§ **STATED PROBLEM**: Print, word for word, the opening line of the data below and every line after it through the line that contains "const xTitle = 'damp heat time [h]';", but not the pictures.

§ **RECORDED DATA**:
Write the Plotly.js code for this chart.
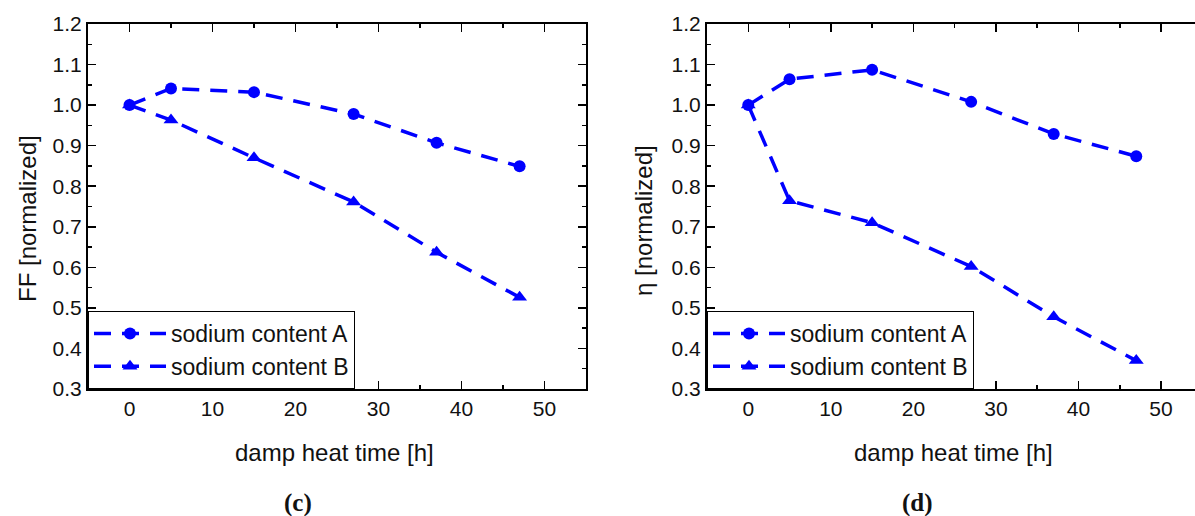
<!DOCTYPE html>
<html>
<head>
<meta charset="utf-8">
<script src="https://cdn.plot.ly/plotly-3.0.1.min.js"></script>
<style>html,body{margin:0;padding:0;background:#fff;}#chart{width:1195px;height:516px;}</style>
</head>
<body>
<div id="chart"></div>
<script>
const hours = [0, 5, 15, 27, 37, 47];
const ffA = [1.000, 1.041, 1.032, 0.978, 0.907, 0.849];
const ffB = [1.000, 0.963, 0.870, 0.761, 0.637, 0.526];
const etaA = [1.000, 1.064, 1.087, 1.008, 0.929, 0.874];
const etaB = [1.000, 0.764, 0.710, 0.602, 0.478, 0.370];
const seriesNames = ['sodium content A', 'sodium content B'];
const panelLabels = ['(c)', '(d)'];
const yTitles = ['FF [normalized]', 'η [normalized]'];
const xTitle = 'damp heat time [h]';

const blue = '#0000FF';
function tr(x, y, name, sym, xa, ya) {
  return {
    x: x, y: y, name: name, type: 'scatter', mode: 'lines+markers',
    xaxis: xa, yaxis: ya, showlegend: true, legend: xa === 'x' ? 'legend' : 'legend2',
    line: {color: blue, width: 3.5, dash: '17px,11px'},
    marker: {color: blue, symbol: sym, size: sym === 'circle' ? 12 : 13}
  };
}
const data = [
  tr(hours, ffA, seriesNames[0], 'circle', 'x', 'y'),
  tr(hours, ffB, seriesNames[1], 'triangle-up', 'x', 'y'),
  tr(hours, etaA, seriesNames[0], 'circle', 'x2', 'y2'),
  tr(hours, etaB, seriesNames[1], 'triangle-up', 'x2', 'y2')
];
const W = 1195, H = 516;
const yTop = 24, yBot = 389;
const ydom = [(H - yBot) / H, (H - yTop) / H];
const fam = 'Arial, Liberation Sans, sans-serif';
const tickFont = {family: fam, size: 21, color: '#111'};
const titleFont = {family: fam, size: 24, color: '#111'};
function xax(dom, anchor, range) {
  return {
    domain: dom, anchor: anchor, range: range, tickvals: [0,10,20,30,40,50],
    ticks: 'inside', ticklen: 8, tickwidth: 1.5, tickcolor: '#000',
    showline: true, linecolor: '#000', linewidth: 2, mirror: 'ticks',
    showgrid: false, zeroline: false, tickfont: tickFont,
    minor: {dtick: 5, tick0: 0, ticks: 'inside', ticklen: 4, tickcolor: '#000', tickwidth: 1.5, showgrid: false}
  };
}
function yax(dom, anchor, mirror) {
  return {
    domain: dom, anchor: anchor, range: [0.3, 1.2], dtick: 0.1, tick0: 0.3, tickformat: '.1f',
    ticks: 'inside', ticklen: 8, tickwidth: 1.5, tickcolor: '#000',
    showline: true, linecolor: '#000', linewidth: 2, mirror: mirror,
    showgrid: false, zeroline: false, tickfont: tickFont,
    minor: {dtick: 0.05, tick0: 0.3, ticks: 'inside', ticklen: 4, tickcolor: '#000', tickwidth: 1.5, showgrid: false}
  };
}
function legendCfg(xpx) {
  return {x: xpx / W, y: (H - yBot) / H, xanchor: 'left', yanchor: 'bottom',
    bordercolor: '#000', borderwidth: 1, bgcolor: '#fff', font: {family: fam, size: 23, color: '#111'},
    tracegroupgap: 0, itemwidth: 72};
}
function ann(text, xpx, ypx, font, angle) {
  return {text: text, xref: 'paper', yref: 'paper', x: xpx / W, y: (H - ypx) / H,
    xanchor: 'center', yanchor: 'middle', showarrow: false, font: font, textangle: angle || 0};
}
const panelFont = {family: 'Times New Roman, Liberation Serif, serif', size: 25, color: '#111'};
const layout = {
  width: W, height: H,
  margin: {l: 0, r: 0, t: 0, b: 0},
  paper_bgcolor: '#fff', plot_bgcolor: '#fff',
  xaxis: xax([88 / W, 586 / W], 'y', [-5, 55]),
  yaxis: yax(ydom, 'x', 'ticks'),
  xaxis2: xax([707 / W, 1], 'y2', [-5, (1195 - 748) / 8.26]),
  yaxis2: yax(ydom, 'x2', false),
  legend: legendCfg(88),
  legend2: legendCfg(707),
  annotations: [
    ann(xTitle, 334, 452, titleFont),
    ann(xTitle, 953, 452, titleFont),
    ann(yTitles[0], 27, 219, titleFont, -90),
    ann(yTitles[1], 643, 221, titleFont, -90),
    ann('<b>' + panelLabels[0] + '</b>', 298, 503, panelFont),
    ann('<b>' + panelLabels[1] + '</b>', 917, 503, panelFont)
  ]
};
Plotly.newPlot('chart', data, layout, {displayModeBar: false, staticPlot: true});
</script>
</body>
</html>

§ **TASK SOLUTION**:
Write the Plotly.js code for this chart.
<!DOCTYPE html>
<html>
<head>
<meta charset="utf-8">
<script src="https://cdn.plot.ly/plotly-3.0.1.min.js"></script>
<style>html,body{margin:0;padding:0;background:#fff;}#chart{width:1195px;height:516px;}</style>
</head>
<body>
<div id="chart"></div>
<script>
const hours = [0, 5, 15, 27, 37, 47];
const ffA = [1.000, 1.041, 1.032, 0.978, 0.907, 0.849];
const ffB = [1.000, 0.963, 0.870, 0.761, 0.637, 0.526];
const etaA = [1.000, 1.064, 1.087, 1.008, 0.929, 0.874];
const etaB = [1.000, 0.764, 0.710, 0.602, 0.478, 0.370];
const seriesNames = ['sodium content A', 'sodium content B'];
const panelLabels = ['(c)', '(d)'];
const yTitles = ['FF [normalized]', 'η [normalized]'];
const xTitle = 'damp heat time [h]';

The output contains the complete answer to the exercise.